→ TASK REQUIREMENTS
Type out the data exactly as given. Skip any image.

+ + + + +

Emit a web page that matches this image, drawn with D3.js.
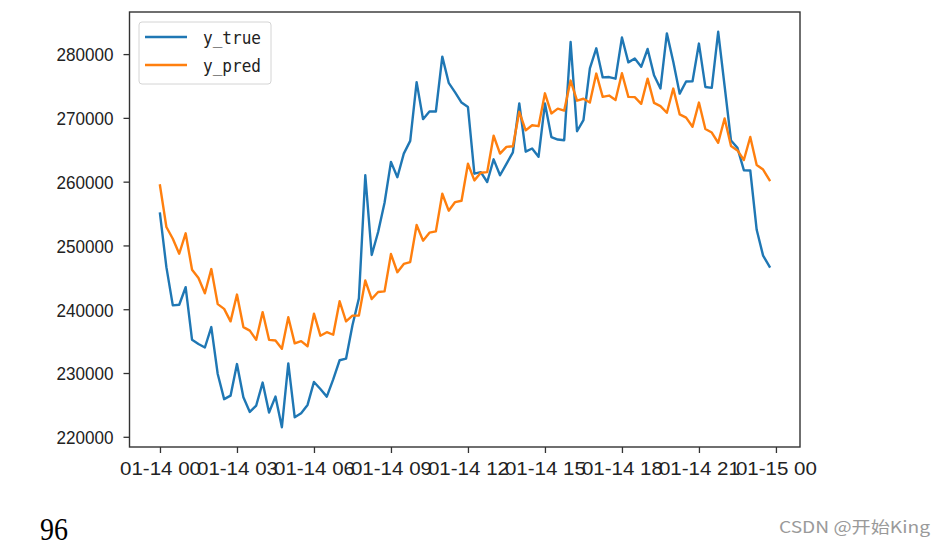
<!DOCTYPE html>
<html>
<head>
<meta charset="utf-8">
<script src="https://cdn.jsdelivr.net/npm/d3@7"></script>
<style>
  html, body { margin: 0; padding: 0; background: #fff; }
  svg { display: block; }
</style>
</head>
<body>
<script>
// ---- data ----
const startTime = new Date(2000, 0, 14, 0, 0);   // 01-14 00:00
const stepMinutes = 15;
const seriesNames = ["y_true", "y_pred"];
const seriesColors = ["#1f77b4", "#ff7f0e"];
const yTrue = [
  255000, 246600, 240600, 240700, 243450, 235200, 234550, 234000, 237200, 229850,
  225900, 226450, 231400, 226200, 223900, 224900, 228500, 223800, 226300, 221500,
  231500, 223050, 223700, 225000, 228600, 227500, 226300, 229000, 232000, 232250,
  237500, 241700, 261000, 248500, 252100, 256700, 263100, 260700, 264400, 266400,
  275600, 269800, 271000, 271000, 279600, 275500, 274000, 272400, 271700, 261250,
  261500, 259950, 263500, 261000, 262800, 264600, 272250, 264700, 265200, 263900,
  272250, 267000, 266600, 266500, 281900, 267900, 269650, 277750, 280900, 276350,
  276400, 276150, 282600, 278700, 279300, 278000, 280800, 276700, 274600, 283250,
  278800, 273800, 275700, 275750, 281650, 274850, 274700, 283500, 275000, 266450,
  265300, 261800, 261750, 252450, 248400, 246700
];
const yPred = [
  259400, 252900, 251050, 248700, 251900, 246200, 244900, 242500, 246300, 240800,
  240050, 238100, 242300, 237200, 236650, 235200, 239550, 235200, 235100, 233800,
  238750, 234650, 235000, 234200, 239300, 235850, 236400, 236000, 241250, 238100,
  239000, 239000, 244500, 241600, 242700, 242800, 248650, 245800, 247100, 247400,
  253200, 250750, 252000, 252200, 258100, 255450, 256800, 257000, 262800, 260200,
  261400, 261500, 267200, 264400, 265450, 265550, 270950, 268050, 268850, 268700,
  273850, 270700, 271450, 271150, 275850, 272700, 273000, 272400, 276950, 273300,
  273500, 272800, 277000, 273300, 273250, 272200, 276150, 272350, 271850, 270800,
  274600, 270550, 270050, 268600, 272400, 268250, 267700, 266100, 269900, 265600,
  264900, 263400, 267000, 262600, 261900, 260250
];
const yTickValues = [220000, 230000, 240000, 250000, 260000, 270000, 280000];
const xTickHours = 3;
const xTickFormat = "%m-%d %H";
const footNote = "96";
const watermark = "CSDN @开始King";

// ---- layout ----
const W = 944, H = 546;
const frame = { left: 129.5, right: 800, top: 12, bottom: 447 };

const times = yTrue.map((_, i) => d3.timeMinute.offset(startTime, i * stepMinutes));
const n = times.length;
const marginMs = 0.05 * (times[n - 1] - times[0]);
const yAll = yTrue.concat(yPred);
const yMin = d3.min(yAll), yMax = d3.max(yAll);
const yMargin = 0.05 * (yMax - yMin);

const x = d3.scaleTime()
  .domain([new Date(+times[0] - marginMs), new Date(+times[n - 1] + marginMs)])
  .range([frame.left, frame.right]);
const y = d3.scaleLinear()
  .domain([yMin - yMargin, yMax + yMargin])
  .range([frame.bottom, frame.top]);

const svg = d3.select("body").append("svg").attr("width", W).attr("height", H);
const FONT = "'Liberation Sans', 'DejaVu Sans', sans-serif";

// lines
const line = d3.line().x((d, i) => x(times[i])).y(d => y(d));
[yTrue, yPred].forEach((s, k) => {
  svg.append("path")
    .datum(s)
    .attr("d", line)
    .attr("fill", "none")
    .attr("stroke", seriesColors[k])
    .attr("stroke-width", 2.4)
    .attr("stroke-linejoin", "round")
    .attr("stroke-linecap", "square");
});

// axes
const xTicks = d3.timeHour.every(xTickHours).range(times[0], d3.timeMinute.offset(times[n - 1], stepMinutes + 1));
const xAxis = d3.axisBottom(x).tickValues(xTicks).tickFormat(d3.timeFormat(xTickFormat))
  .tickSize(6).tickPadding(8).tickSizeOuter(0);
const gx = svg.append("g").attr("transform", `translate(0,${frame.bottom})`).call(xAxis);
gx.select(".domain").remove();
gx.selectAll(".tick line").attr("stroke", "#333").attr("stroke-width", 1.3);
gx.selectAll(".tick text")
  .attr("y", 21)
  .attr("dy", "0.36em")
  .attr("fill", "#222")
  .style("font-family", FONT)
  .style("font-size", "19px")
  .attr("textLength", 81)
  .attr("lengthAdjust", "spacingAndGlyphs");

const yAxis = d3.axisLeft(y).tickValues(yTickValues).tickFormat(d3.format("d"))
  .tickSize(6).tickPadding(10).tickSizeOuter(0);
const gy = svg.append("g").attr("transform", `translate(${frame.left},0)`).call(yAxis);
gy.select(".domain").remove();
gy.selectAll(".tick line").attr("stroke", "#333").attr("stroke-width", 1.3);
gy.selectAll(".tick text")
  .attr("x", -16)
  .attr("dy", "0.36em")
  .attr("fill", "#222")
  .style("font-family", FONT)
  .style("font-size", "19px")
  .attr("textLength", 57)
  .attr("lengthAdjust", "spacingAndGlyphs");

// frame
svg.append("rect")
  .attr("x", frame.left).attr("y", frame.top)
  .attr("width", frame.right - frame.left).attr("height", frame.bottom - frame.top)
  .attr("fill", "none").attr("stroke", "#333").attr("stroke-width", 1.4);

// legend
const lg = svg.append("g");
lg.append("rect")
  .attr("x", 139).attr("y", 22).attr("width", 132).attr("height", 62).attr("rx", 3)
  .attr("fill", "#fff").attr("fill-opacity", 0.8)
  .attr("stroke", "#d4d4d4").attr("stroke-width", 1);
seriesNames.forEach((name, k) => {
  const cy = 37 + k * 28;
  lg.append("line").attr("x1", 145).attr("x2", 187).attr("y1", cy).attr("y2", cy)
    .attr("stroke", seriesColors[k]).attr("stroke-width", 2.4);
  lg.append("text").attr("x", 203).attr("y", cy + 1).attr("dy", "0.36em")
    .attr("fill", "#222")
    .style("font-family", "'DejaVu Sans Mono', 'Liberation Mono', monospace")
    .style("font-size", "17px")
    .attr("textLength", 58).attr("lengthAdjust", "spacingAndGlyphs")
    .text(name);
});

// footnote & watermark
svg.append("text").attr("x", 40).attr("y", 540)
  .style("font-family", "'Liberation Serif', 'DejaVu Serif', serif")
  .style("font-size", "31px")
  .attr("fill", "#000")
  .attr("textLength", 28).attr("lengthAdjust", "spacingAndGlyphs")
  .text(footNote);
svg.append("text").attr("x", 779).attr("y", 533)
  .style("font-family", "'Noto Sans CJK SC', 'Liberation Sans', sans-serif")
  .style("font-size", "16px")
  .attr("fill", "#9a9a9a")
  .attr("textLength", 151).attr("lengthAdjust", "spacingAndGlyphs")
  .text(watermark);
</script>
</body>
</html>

+ + + + +

→ OUTPUT FOR THIS EXERCISE
Emit a web page that matches this image, drawn with D3.js.
<!DOCTYPE html>
<html>
<head>
<meta charset="utf-8">
<script src="https://cdn.jsdelivr.net/npm/d3@7"></script>
<style>
  html, body { margin: 0; padding: 0; background: #fff; }
  svg { display: block; }
</style>
</head>
<body>
<script>
// ---- data ----
const startTime = new Date(2000, 0, 14, 0, 0);   // 01-14 00:00
const stepMinutes = 15;
const seriesNames = ["y_true", "y_pred"];
const seriesColors = ["#1f77b4", "#ff7f0e"];
const yTrue = [
  255000, 246600, 240600, 240700, 243450, 235200, 234550, 234000, 237200, 229850,
  225900, 226450, 231400, 226200, 223900, 224900, 228500, 223800, 226300, 221500,
  231500, 223050, 223700, 225000, 228600, 227500, 226300, 229000, 232000, 232250,
  237500, 241700, 261000, 248500, 252100, 256700, 263100, 260700, 264400, 266400,
  275600, 269800, 271000, 271000, 279600, 275500, 274000, 272400, 271700, 261250,
  261500, 259950, 263500, 261000, 262800, 264600, 272250, 264700, 265200, 263900,
  272250, 267000, 266600, 266500, 281900, 267900, 269650, 277750, 280900, 276350,
  276400, 276150, 282600, 278700, 279300, 278000, 280800, 276700, 274600, 283250,
  278800, 273800, 275700, 275750, 281650, 274850, 274700, 283500, 275000, 266450,
  265300, 261800, 261750, 252450, 248400, 246700
];
const yPred = [
  259400, 252900, 251050, 248700, 251900, 246200, 244900, 242500, 246300, 240800,
  240050, 238100, 242300, 237200, 236650, 235200, 239550, 235200, 235100, 233800,
  238750, 234650, 235000, 234200, 239300, 235850, 236400, 236000, 241250, 238100,
  239000, 239000, 244500, 241600, 242700, 242800, 248650, 245800, 247100, 247400,
  253200, 250750, 252000, 252200, 258100, 255450, 256800, 257000, 262800, 260200,
  261400, 261500, 267200, 264400, 265450, 265550, 270950, 268050, 268850, 268700,
  273850, 270700, 271450, 271150, 275850, 272700, 273000, 272400, 276950, 273300,
  273500, 272800, 277000, 273300, 273250, 272200, 276150, 272350, 271850, 270800,
  274600, 270550, 270050, 268600, 272400, 268250, 267700, 266100, 269900, 265600,
  264900, 263400, 267000, 262600, 261900, 260250
];
const yTickValues = [220000, 230000, 240000, 250000, 260000, 270000, 280000];
const xTickHours = 3;
const xTickFormat = "%m-%d %H";
const footNote = "96";
const watermark = "CSDN @开始King";

// ---- layout ----
const W = 944, H = 546;
const frame = { left: 129.5, right: 800, top: 12, bottom: 447 };

const times = yTrue.map((_, i) => d3.timeMinute.offset(startTime, i * stepMinutes));
const n = times.length;
const marginMs = 0.05 * (times[n - 1] - times[0]);
const yAll = yTrue.concat(yPred);
const yMin = d3.min(yAll), yMax = d3.max(yAll);
const yMargin = 0.05 * (yMax - yMin);

const x = d3.scaleTime()
  .domain([new Date(+times[0] - marginMs), new Date(+times[n - 1] + marginMs)])
  .range([frame.left, frame.right]);
const y = d3.scaleLinear()
  .domain([yMin - yMargin, yMax + yMargin])
  .range([frame.bottom, frame.top]);

const svg = d3.select("body").append("svg").attr("width", W).attr("height", H);
const FONT = "'Liberation Sans', 'DejaVu Sans', sans-serif";

// lines
const line = d3.line().x((d, i) => x(times[i])).y(d => y(d));
[yTrue, yPred].forEach((s, k) => {
  svg.append("path")
    .datum(s)
    .attr("d", line)
    .attr("fill", "none")
    .attr("stroke", seriesColors[k])
    .attr("stroke-width", 2.4)
    .attr("stroke-linejoin", "round")
    .attr("stroke-linecap", "square");
});

// axes
const xTicks = d3.timeHour.every(xTickHours).range(times[0], d3.timeMinute.offset(times[n - 1], stepMinutes + 1));
const xAxis = d3.axisBottom(x).tickValues(xTicks).tickFormat(d3.timeFormat(xTickFormat))
  .tickSize(6).tickPadding(8).tickSizeOuter(0);
const gx = svg.append("g").attr("transform", `translate(0,${frame.bottom})`).call(xAxis);
gx.select(".domain").remove();
gx.selectAll(".tick line").attr("stroke", "#333").attr("stroke-width", 1.3);
gx.selectAll(".tick text")
  .attr("y", 21)
  .attr("dy", "0.36em")
  .attr("fill", "#222")
  .style("font-family", FONT)
  .style("font-size", "19px")
  .attr("textLength", 81)
  .attr("lengthAdjust", "spacingAndGlyphs");

const yAxis = d3.axisLeft(y).tickValues(yTickValues).tickFormat(d3.format("d"))
  .tickSize(6).tickPadding(10).tickSizeOuter(0);
const gy = svg.append("g").attr("transform", `translate(${frame.left},0)`).call(yAxis);
gy.select(".domain").remove();
gy.selectAll(".tick line").attr("stroke", "#333").attr("stroke-width", 1.3);
gy.selectAll(".tick text")
  .attr("x", -16)
  .attr("dy", "0.36em")
  .attr("fill", "#222")
  .style("font-family", FONT)
  .style("font-size", "19px")
  .attr("textLength", 57)
  .attr("lengthAdjust", "spacingAndGlyphs");

// frame
svg.append("rect")
  .attr("x", frame.left).attr("y", frame.top)
  .attr("width", frame.right - frame.left).attr("height", frame.bottom - frame.top)
  .attr("fill", "none").attr("stroke", "#333").attr("stroke-width", 1.4);

// legend
const lg = svg.append("g");
lg.append("rect")
  .attr("x", 139).attr("y", 22).attr("width", 132).attr("height", 62).attr("rx", 3)
  .attr("fill", "#fff").attr("fill-opacity", 0.8)
  .attr("stroke", "#d4d4d4").attr("stroke-width", 1);
seriesNames.forEach((name, k) => {
  const cy = 37 + k * 28;
  lg.append("line").attr("x1", 145).attr("x2", 187).attr("y1", cy).attr("y2", cy)
    .attr("stroke", seriesColors[k]).attr("stroke-width", 2.4);
  lg.append("text").attr("x", 203).attr("y", cy + 1).attr("dy", "0.36em")
    .attr("fill", "#222")
    .style("font-family", "'DejaVu Sans Mono', 'Liberation Mono', monospace")
    .style("font-size", "17px")
    .attr("textLength", 58).attr("lengthAdjust", "spacingAndGlyphs")
    .text(name);
});

// footnote & watermark
svg.append("text").attr("x", 40).attr("y", 540)
  .style("font-family", "'Liberation Serif', 'DejaVu Serif', serif")
  .style("font-size", "31px")
  .attr("fill", "#000")
  .attr("textLength", 28).attr("lengthAdjust", "spacingAndGlyphs")
  .text(footNote);
svg.append("text").attr("x", 779).attr("y", 533)
  .style("font-family", "'Noto Sans CJK SC', 'Liberation Sans', sans-serif")
  .style("font-size", "16px")
  .attr("fill", "#9a9a9a")
  .attr("textLength", 151).attr("lengthAdjust", "spacingAndGlyphs")
  .text(watermark);
</script>
</body>
</html>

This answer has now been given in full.